There are some mild chuckles there and you get a sense of how the Mr. Dooley character enabled him to prick America's civilizing pretensions rather gently. On the other hand, Mr. Dooley seems right to wonder what we should have been doing in places like the Philippines and Cuba. The former seems to have benefitted significantly from our involvement, even if its people resented us, and the latter would certainly have fared better had we gotten reinvolved as recently as forty years ago.
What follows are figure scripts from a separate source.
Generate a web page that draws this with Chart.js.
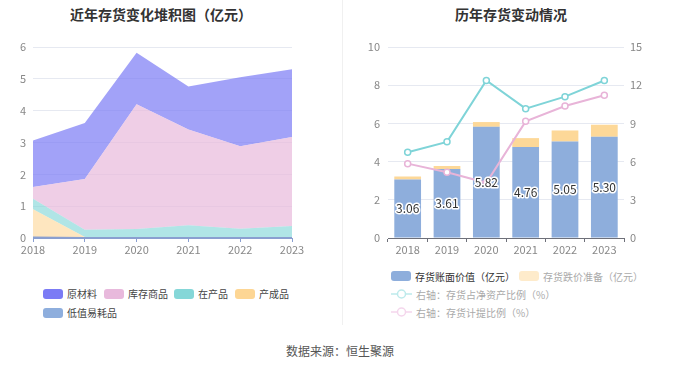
<!DOCTYPE html>
<html>
<head>
<meta charset="utf-8">
<script src="https://cdn.jsdelivr.net/npm/chart.js@4/dist/chart.umd.min.js"></script>
<style>
  body { margin: 0; width: 680px; height: 367px; background: #fff; position: relative; overflow: hidden;
         font-family: "Noto Sans CJK SC", sans-serif; }
  .title { position: absolute; top: 0; height: 28px; line-height: 28px; font-size: 14px; font-weight: bold; color: #333; text-align: center; }
  .divider { position: absolute; left: 342px; top: 0; width: 1px; height: 325px; background: #f0f0f0; }
  .box { position: absolute; }
  .legend { position: absolute; font-size: 10px; color: #444; }
  .row { display: flex; align-items: center; height: 19px; white-space: nowrap; }
  .item { display: flex; align-items: center; margin-right: 7px; }
  .sw { width: 20px; height: 10px; border-radius: 3px; margin-right: 4px; }
  .item svg { margin-right: 4px; }
  .footer { position: absolute; left: 0; width: 680px; top: 342px; text-align: center; font-size: 12px; color: #555; }
</style>
</head>
<body>
<div class="title" style="left:0;width:322px">近年存货变化堆积图（亿元）</div>
<div class="title" style="left:342px;width:338px">历年存货变动情况</div>
<div class="divider"></div>

<div class="box" style="left:0;top:30px;width:340px;height:230px"><canvas id="stack"></canvas></div>
<div class="box" style="left:342px;top:30px;width:338px;height:230px"><canvas id="inv"></canvas></div>

<div class="legend" style="left:43px;top:284px">
  <div class="row">
    <div class="item"><span class="sw" style="background:#7b7bf5"></span>原材料</div>
    <div class="item" style="margin-right:6px"><span class="sw" style="background:#e8b9dc"></span>库存商品</div>
    <div class="item"><span class="sw" style="background:#85d7d8"></span>在产品</div>
    <div class="item"><span class="sw" style="background:#fdd694"></span>产成品</div>
  </div>
  <div class="row">
    <div class="item"><span class="sw" style="background:#8eaedd"></span>低值易耗品</div>
  </div>
</div>

<div class="legend" style="left:391px;top:267px">
  <div class="row" style="height:18px">
    <div class="item" style="margin-right:4px;color:#333"><span class="sw" style="background:#8eaedc"></span>存货账面价值（亿元）</div>
    <div class="item" style="color:#aaa"><span class="sw" style="background:#feebcb"></span>存货跌价准备（亿元）</div>
  </div>
  <div class="row" style="height:18px;color:#aaa">
    <div class="item"><svg width="21" height="10"><line x1="0" y1="5" x2="21" y2="5" stroke="#bdeaeb" stroke-width="1.5"/><circle cx="10.5" cy="5" r="4" fill="#fff" stroke="#bdeaeb" stroke-width="1.5"/></svg>右轴：存货占净资产比例（%）</div>
  </div>
  <div class="row" style="height:18px;color:#aaa">
    <div class="item"><svg width="21" height="10"><line x1="0" y1="5" x2="21" y2="5" stroke="#f4d6ec" stroke-width="1.5"/><circle cx="10.5" cy="5" r="4" fill="#fff" stroke="#f4d6ec" stroke-width="1.5"/></svg>右轴：存货计提比例（%）</div>
  </div>
</div>

<div class="footer">数据来源：恒生聚源</div>

<script>
const years = ['2018', '2019', '2020', '2021', '2022', '2023'];

// 堆积图（亿元）
const rawMaterial = [1.46, 1.76, 1.62, 1.35, 2.17, 2.13];
const goods = [0.37, 1.59, 3.92, 3.01, 2.59, 2.79];
const wip = [0.33, 0.23, 0.27, 0.39, 0.28, 0.37];
const finished = [0.88, 0.02, 0, 0, 0, 0];
const lowValue = [0.02, 0.01, 0.01, 0.01, 0.01, 0.01];

// 存货变动
const bookValue = [3.06, 3.61, 5.82, 4.76, 5.05, 5.30];
const provision = [0.16, 0.16, 0.25, 0.47, 0.58, 0.63];
const ratioNetAssets = [6.74, 7.55, 12.37, 10.16, 11.10, 12.37];
const ratioProvision = [5.84, 5.16, 4.34, 9.16, 10.37, 11.21];

const tickFont = { family: '"Noto Sans CJK SC", sans-serif', size: 11 };
const tickColor = '#888';
const gridColor = '#e6e9f1';

Chart.defaults.animation = false;
Chart.defaults.font.family = '"Noto Sans CJK SC", sans-serif';

const area = (label, data, color, fill) => ({
    label, data, fill,
    backgroundColor: color,
    borderWidth: 0,
    pointRadius: 0,
    tension: 0
});

new Chart(document.getElementById('stack'), {
    type: 'line',
    data: {
        labels: years,
        datasets: [
            { ...area('低值易耗品', lowValue, 'rgba(142,174,221,0.7)', 'origin'), borderWidth: 1.5, borderColor: '#8a9fd0' },
            area('产成品', finished, 'rgba(253,214,148,0.6)', '-1'),
            area('在产品', wip, 'rgba(133,215,216,0.65)', '-1'),
            area('库存商品', goods, 'rgba(232,185,220,0.7)', '-1'),
            area('原材料', rawMaterial, 'rgba(123,123,245,0.7)', '-1')
        ]
    },
    options: {
        responsive: true,
        maintainAspectRatio: false,
        layout: { padding: { top: 17, right: 48, bottom: 0, left: 0 } },
        plugins: { legend: { display: false }, tooltip: { enabled: false } },
        scales: {
            x: {
                offset: false,
                grid: { display: true, drawOnChartArea: false, tickLength: 4, color: '#8a9fd0' },
                border: { color: '#8a9fd0' },
                ticks: { font: tickFont, color: tickColor, padding: 1, maxRotation: 0 },
                afterFit: s => { s.height = 22; }
            },
            y: {
                stacked: true,
                min: 0, max: 6,
                ticks: { stepSize: 1, font: tickFont, color: tickColor, padding: 7 },
                grid: { color: gridColor, drawTicks: false },
                border: { display: false },
                afterFit: s => { s.width = 33; }
            }
        }
    }
});

const barLabels = {
    id: 'barLabels',
    afterDatasetsDraw(chart) {
        const meta = chart.getDatasetMeta(2);
        const ctx = chart.ctx;
        ctx.save();
        ctx.font = '12px "Noto Sans CJK SC", sans-serif';
        ctx.textAlign = 'center';
        ctx.textBaseline = 'middle';
        ctx.lineWidth = 3;
        ctx.lineJoin = 'round';
        ctx.strokeStyle = '#fff';
        ctx.fillStyle = '#333';
        meta.data.forEach((bar, i) => {
            const y = (bar.y + bar.base) / 2;
            const t = bookValue[i].toFixed(2);
            ctx.strokeText(t, bar.x, y);
            ctx.fillText(t, bar.x, y);
        });
        ctx.restore();
    }
};

new Chart(document.getElementById('inv'), {
    type: 'bar',
    data: {
        labels: years,
        datasets: [
            {
                type: 'line', label: '右轴：存货占净资产比例（%）', data: ratioNetAssets, yAxisID: 'y1', order: 0,
                borderColor: '#7fd4d8', borderWidth: 2, backgroundColor: '#fff',
                pointRadius: 3, pointBorderWidth: 1.5, pointBorderColor: '#7fd4d8', tension: 0
            },
            {
                type: 'line', label: '右轴：存货计提比例（%）', data: ratioProvision, yAxisID: 'y1', order: 0,
                borderColor: '#e8b4d8', borderWidth: 2, backgroundColor: '#fff',
                pointRadius: 3, pointBorderWidth: 1.5, pointBorderColor: '#e8b4d8', tension: 0
            },
            {
                label: '存货账面价值（亿元）', data: bookValue, stack: 's', order: 1,
                backgroundColor: '#8eaedc', barPercentage: 0.68, categoryPercentage: 1
            },
            {
                label: '存货跌价准备（亿元）', data: provision, stack: 's', order: 1,
                backgroundColor: '#fdd898', barPercentage: 0.68, categoryPercentage: 1
            }
        ]
    },
    options: {
        responsive: true,
        maintainAspectRatio: false,
        layout: { padding: { top: 17, right: 0, bottom: 0, left: 0 } },
        plugins: { legend: { display: false }, tooltip: { enabled: false } },
        scales: {
            x: {
                stacked: true,
                grid: { display: true, drawOnChartArea: false, tickLength: 4, color: '#6e7079' },
                border: { color: '#6e7079' },
                ticks: { font: tickFont, color: tickColor, padding: 1 },
                afterFit: s => { s.height = 22; }
            },
            y: {
                stacked: true,
                min: 0, max: 10,
                ticks: { stepSize: 2, font: tickFont, color: tickColor, padding: 8 },
                grid: { color: gridColor, drawTicks: false },
                border: { display: false },
                afterFit: s => { s.width = 46; }
            },
            y1: {
                position: 'right',
                min: 0, max: 15,
                ticks: { stepSize: 3, font: tickFont, color: tickColor, padding: 6 },
                grid: { drawOnChartArea: false, drawTicks: false },
                border: { display: false },
                afterFit: s => { s.width = 56; }
            }
        }
    },
    plugins: [barLabels]
});
</script>
</body>
</html>
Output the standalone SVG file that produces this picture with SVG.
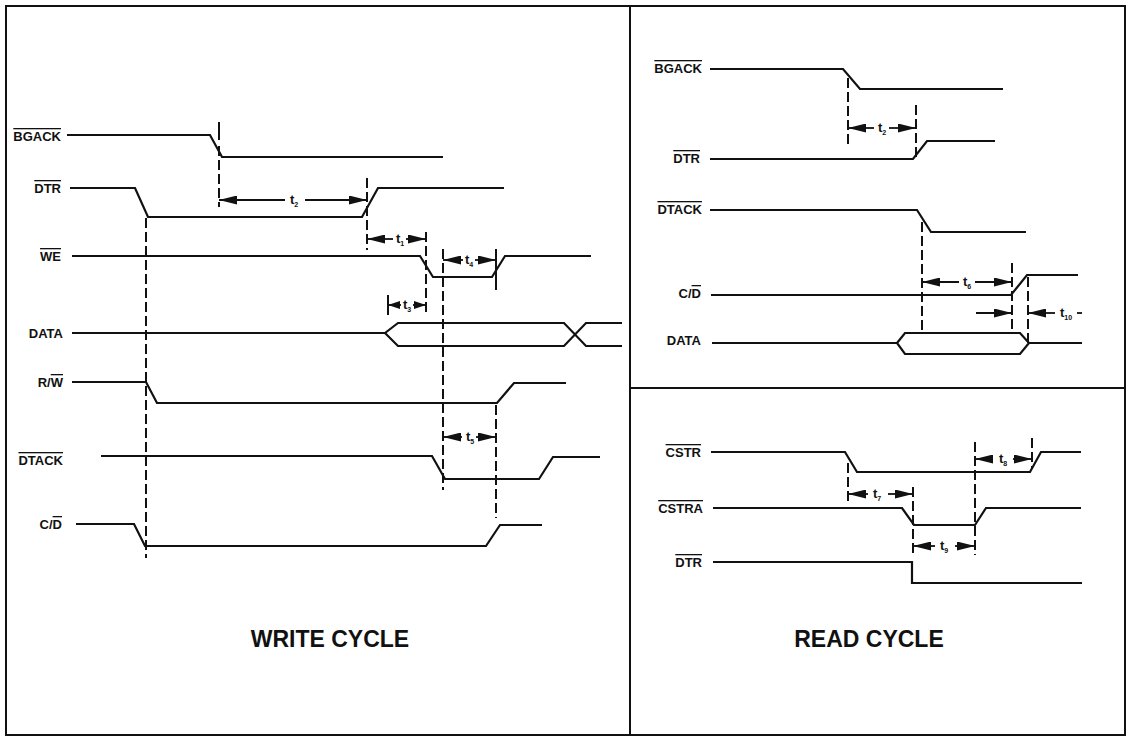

Yet, if you look at how ambivalent we all are about the prospects for democratizing the Middle East and about whether that's even a fit role for the U.S., you have to wonder if we can ever resolve the tension between our desire to "do good" and out fear of being morally tainted by our involvement with cultures so clearly "other". One's admiration for Mr. Dunne ends up being tempered by the knowledge that what he's making fun of something that's actually rather admirable in our national character, our uneasiness over our role as the world's crusader for peace and democracy.